Some other things to consider for protecting your family are to make sure that your water heater is strapped to the wall; that heavy furniture is anchored to the wall; that, if you have a brick fireplace, it’s anchored and braced. Look up at what you have on shelves that has the potential to come down on you during an earthquake. I used museum wax to anchor some heavier display items to shelves (for example, sports trophies on shelves in your kid’s room).
Question by SneakyPete_six:
Hello. Thanks for having this AMA session. I’ve been curious about the structural integrity of my three-story apartment building built in the late 80s and located in the San Fernando Valley. It is a three-story building with parking underneath the building and an elevator located roughly in the center of the building. You can see inside the parking space that there are some concrete pillars supporting the building. How screwed am I in the event of a major earthquake? Of course, I’m located on the first floor of apartments. Thanks in advance.
Answer by Emory:
Some buildings like that with lots of wall openings in the bottom story might be classified as a soft–story building and can be vulnerable in an earthquake if they don’t have enough lateral resistance in the bottom story. The good news is that they are fairly easy to retrofit if that is needed. There is some good information related to what is involved with a softstory retrofit here. What you’ve described doesn’t necessarily mean your building is at risk, but you might want to ask the owner to see whether it’s been evaluated.
Question by quick_Ag:
What should I expect in general (obviously every structure is unique) living in a hundred-year-old timber–frame house with cosmetic brick on the outside when the big rip occurs? Should I expect to be pancaked?
Answer by Emory:
As you say, every structure is unique, but building practices were very different 100 years ago. I’ve seen some really well-crafted wood–frame historic structures. Generally light–frame residential structures perform well. There will likely be damage and some homes can slide off their foundation, but generally we don’t see them collapse. So you shouldn’t be too worried about being pancaked (although that does make me think about the book/movie Cloudy with a Chance of Meatballs….)

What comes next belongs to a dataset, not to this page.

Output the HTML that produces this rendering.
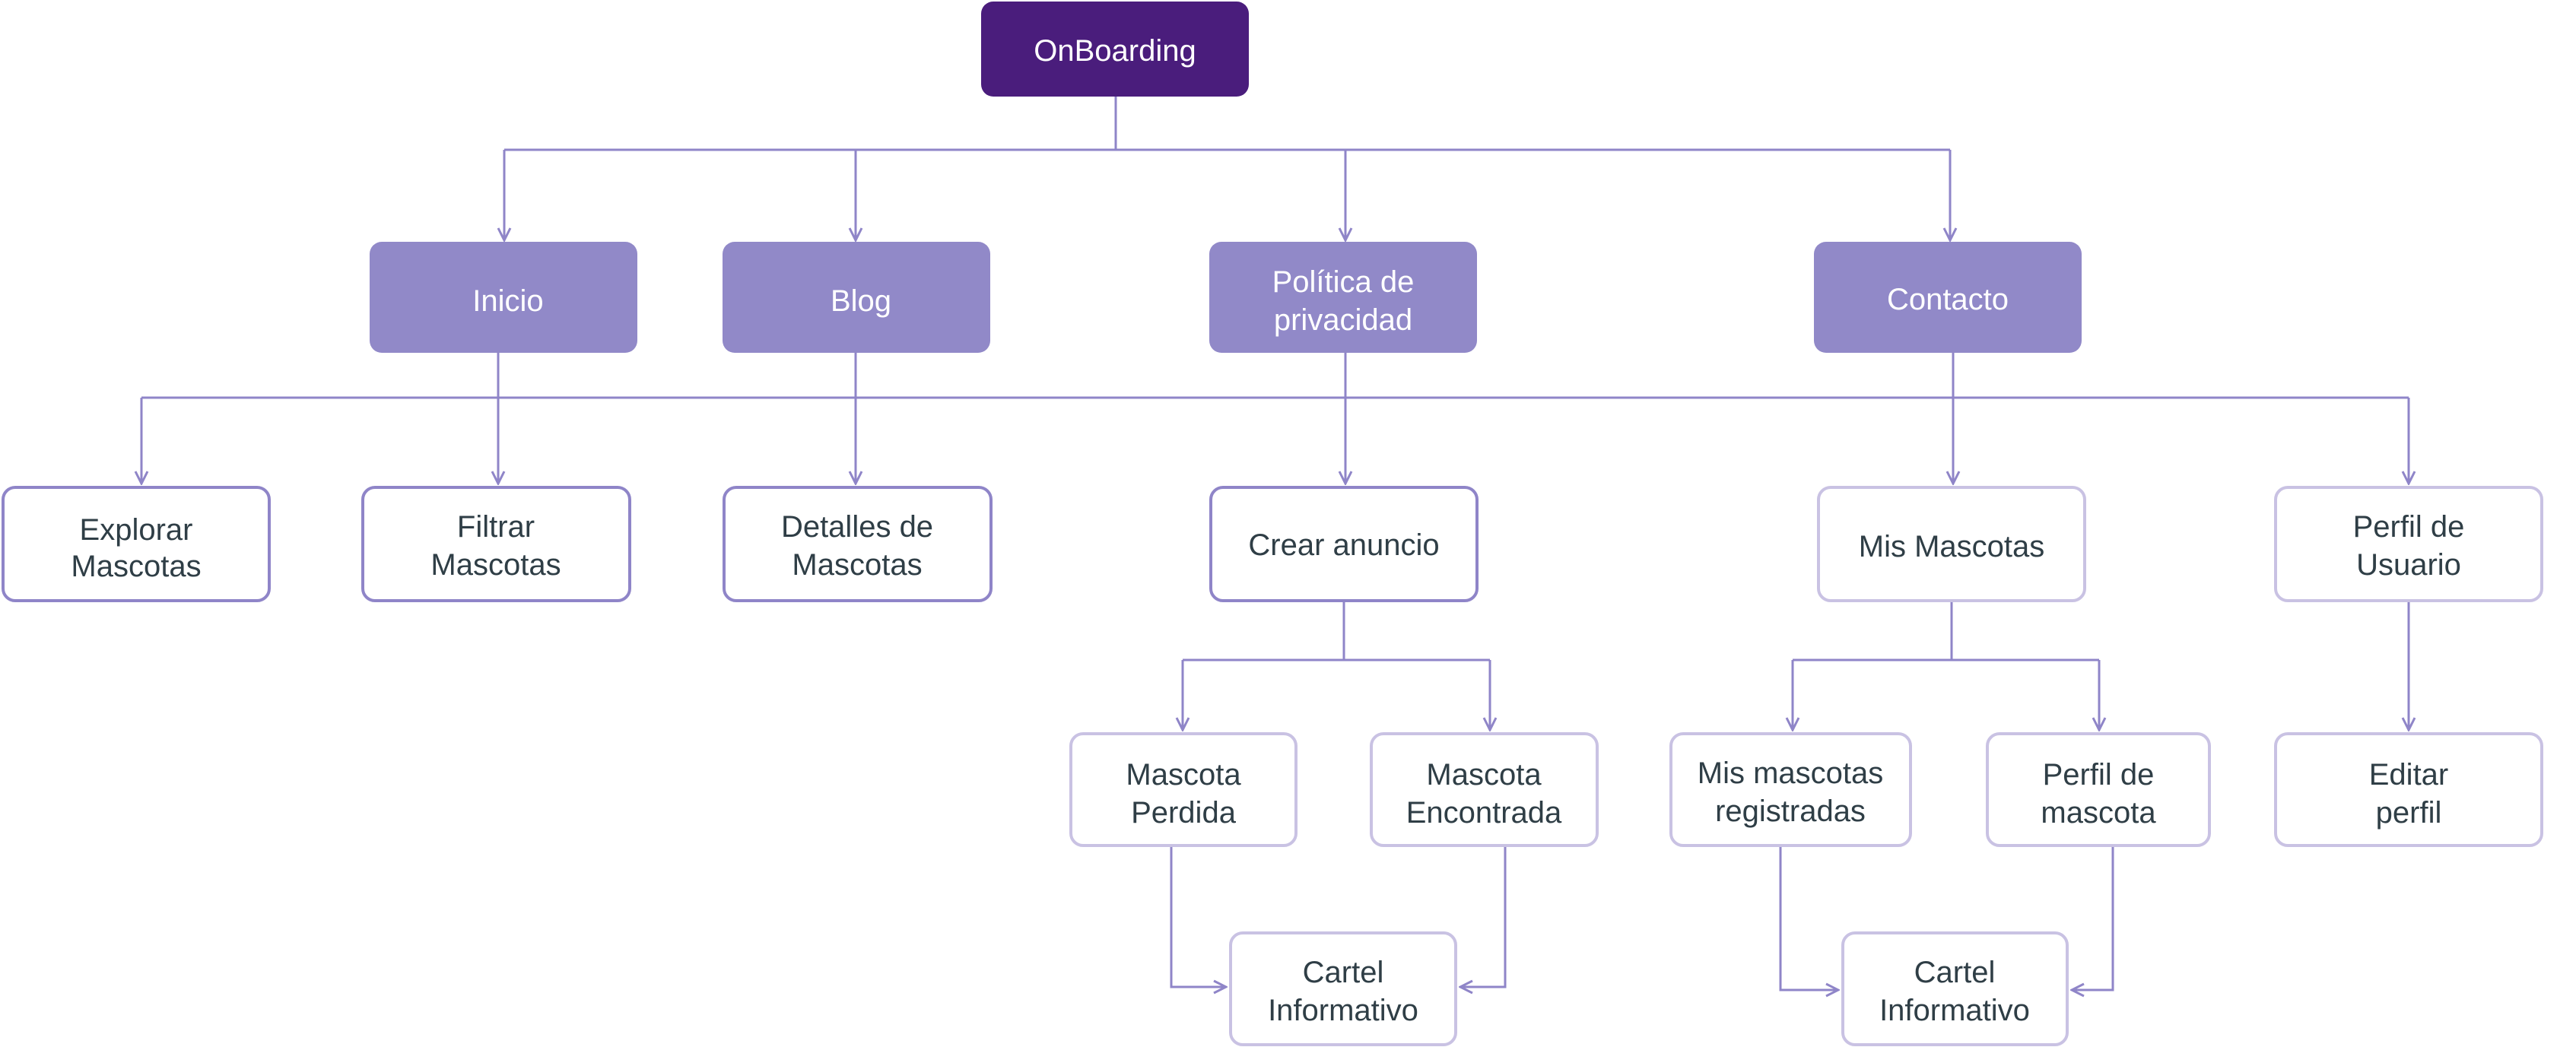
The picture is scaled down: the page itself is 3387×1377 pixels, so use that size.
<!DOCTYPE html>
<html><head><meta charset="utf-8"><style>
html,body{margin:0;padding:0;background:#fff;}
svg{display:block;}
text{font-family:"Liberation Sans",sans-serif;font-size:40px;text-anchor:middle;}
.d{fill:#2f3e46;}
.w{fill:#fff;}
.ln{stroke:#8f85c8;stroke-width:3;fill:none;}
.ar{stroke:#8f85c8;stroke-width:3;fill:none;}
</style></head><body>
<svg width="3387" height="1377" viewBox="0 0 3387 1377" xmlns="http://www.w3.org/2000/svg">
<defs>
<marker id="a" viewBox="0 0 20 20" refX="18" refY="10" markerWidth="20" markerHeight="20" markerUnits="userSpaceOnUse" orient="auto">
<path d="M2,2 L18,10 L2,18" fill="none" stroke="#8f85c8" stroke-width="3"/>
</marker>
</defs>
<!-- connectors -->
<path class="ln" d="M1467,127 V197"/>
<path class="ln" d="M663,197 H2564"/>
<path class="ln" d="M663,197 V316" marker-end="url(#a)"/>
<path class="ln" d="M1125,197 V316" marker-end="url(#a)"/>
<path class="ln" d="M1769,197 V316" marker-end="url(#a)"/>
<path class="ln" d="M2564,197 V316" marker-end="url(#a)"/>
<path class="ln" d="M186,523 H3167"/>
<path class="ln" d="M186,523 V636" marker-end="url(#a)"/>
<path class="ln" d="M655,464 V636" marker-end="url(#a)"/>
<path class="ln" d="M1125,464 V636" marker-end="url(#a)"/>
<path class="ln" d="M1769,464 V636" marker-end="url(#a)"/>
<path class="ln" d="M2568,464 V636" marker-end="url(#a)"/>
<path class="ln" d="M3167,523 V636" marker-end="url(#a)"/>
<path class="ln" d="M1767,791 V868"/>
<path class="ln" d="M1555,868 H1959"/>
<path class="ln" d="M1555,868 V960" marker-end="url(#a)"/>
<path class="ln" d="M1959,868 V960" marker-end="url(#a)"/>
<path class="ln" d="M2566,791 V868"/>
<path class="ln" d="M2357,868 H2760"/>
<path class="ln" d="M2357,868 V960" marker-end="url(#a)"/>
<path class="ln" d="M2760,868 V960" marker-end="url(#a)"/>
<path class="ln" d="M3167,791 V960" marker-end="url(#a)"/>
<path class="ln" d="M1540,1113 V1298 H1612" marker-end="url(#a)"/>
<path class="ln" d="M1979,1113 V1298 H1920" marker-end="url(#a)"/>
<path class="ln" d="M2341,1113 V1302 H2417" marker-end="url(#a)"/>
<path class="ln" d="M2778,1113 V1302 H2724" marker-end="url(#a)"/>
<!-- root -->
<rect x="1290" y="2" width="352" height="125" rx="16" fill="#4a1d7c"/>
<text class="w" x="1466" y="80">OnBoarding</text>
<!-- level 2 -->
<g fill="#9189c8">
<rect x="486" y="318" width="352" height="146" rx="16"/>
<rect x="950" y="318" width="352" height="146" rx="16"/>
<rect x="1590" y="318" width="352" height="146" rx="16"/>
<rect x="2385" y="318" width="352" height="146" rx="16"/>
</g>
<text class="w" x="668" y="409">Inicio</text>
<text class="w" x="1132" y="409">Blog</text>
<text class="w" x="1766" y="384">Política de</text>
<text class="w" x="1766" y="434">privacidad</text>
<text class="w" x="2561" y="407">Contacto</text>
<!-- level 3 -->
<g fill="#fff" stroke="#8f85c8" stroke-width="4">
<rect x="4" y="641" width="350" height="149" rx="16"/>
<rect x="477" y="641" width="351" height="149" rx="16"/>
<rect x="952" y="641" width="351" height="149" rx="16"/>
<rect x="1592" y="641" width="350" height="149" rx="16"/>
</g>
<g fill="#fff" stroke="#c9c2e3" stroke-width="4">
<rect x="2391" y="641" width="350" height="149" rx="16"/>
<rect x="2992" y="641" width="350" height="149" rx="16"/>
<rect x="1408" y="965" width="296" height="147" rx="16"/>
<rect x="1803" y="965" width="297" height="147" rx="16"/>
<rect x="2197" y="965" width="315" height="147" rx="16"/>
<rect x="2613" y="965" width="292" height="147" rx="16"/>
<rect x="2992" y="965" width="350" height="147" rx="16"/>
<rect x="1618" y="1227" width="296" height="147" rx="16"/>
<rect x="2423" y="1227" width="295" height="147" rx="16"/>
</g>
<text class="d" x="179" y="710">Explorar</text><text class="d" x="179" y="758">Mascotas</text>
<text class="d" x="652" y="706">Filtrar</text><text class="d" x="652" y="756">Mascotas</text>
<text class="d" x="1127" y="706">Detalles de</text><text class="d" x="1127" y="756">Mascotas</text>
<text class="d" x="1767" y="730">Crear anuncio</text>
<text class="d" x="2566" y="732">Mis Mascotas</text>
<text class="d" x="3167" y="706">Perfil de</text><text class="d" x="3167" y="756">Usuario</text>
<text class="d" x="1556" y="1032">Mascota</text><text class="d" x="1556" y="1082">Perdida</text>
<text class="d" x="1951" y="1032">Mascota</text><text class="d" x="1951" y="1082">Encontrada</text>
<text class="d" x="2354" y="1030">Mis mascotas</text><text class="d" x="2354" y="1080">registradas</text>
<text class="d" x="2759" y="1032">Perfil de</text><text class="d" x="2759" y="1082">mascota</text>
<text class="d" x="3167" y="1032">Editar</text><text class="d" x="3167" y="1082">perfil</text>
<text class="d" x="1766" y="1292">Cartel</text><text class="d" x="1766" y="1342">Informativo</text>
<text class="d" x="2570" y="1292">Cartel</text><text class="d" x="2570" y="1342">Informativo</text>
</svg>
</body></html>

There are two main concerns for a building of that age with brick veneer.
- Something like the Heli-Tie can help stitch the brick veneer to the wood framing behind if it is not currently well anchored.
- The second most vulnerable area for an older wood–frame building is the connection to the foundation. If you have a crawl space or basement, that can be an area where some strengthening may be beneficial. Check out our Seismic Retrofit guide for some common solutions.
Question by mrs_cutes:
Hello, we have a newly built (2019) house on Bainbridge Island that’s on expansive clay soils located almost directly on top of the fault line on the south end of the island. What problems can we expect during an earthquake?
Answer by Emory:
Newly built homes are designed to modern building codes and typically take into account the structure’s proximity to an earthquake hazard. Residential wood, light–frame structures generally perform pretty well in earthquakes. For a well-designed house, you still might expect some damage depending on the size of the earthquake. Common areas of damage to look for would be cracking around window and door openings. Also depending on the shape of the house, there may be some damage at reentrant corners (if it is an L shape or something like that) or at other what we call “structural irregularities.“ A boring square box with no windows would perform the best, but no one wants to live in that.
Question by wizang:
How do you feel about the science behind earthquake retrofits and how effective they will be in a real earthquake? How do you go about choosing a quality contractor for the job?
Answer by Emory:
I feel earthquake retrofits can be very effective in a real earthquake if designed and constructed well. Being in California, I’ve seen retrofitted structures fare much better than unretrofitted similar buildings next door. Here’s a testimonial from someone who strengthened their structure prior to the Napa, California, earthquake several years ago. Depending on the type of structure you are looking to retrofit, there will be areas of vulnerability that you’ll want to focus your retrofit dollars on so as to get the greatest benefit. For a home, we’ve got a seismic solutions page with lots of good resources for homeowners, and there’s also a seismic retrofit guide with good info.
For choosing a quality contractor, Seattle has a list of contractors that have passed a seismic retrofit class. Check with your local building department to see whether they have something similar. You can also search for structural engineers who specialize in seismic retrofits, and they may be able to recommend experienced contractors. Interview the contractors and ask about their experience with seismic retrofits.
Question by Olga973:
Question from a suburban home. I’ve been looking at the “sticks” my house balances on and wondering about investing in attaching the frame to the foundation. My great fear is that my 1970 split-level will just slide off the foundation in an earthquake. My other half thinks that’s an unlikely scenario, but I’m the safety beaver in the house. Our bedrooms are over the garage, which is not secured to the foundation.
So my question is: Would you hire someone to bolt the frame to the foundation, and then possibly also add cross bracing?
Answer by Emory:
Hi Olga973. We have seen older homes slide off the foundation in an earthquake. It really depends on the age of your home and how close you are to a fault line. Simpson Strong-Tie has a seismic solutions page which has lots of information and resources for homeowners. There’s a good testimonial there from an owner that had retrofitted their building prior to the Napa, California, earthquake several years ago. The Seismic Retrofit Guide gives you some good info on how to get the most bang for your buck when doing a retrofit.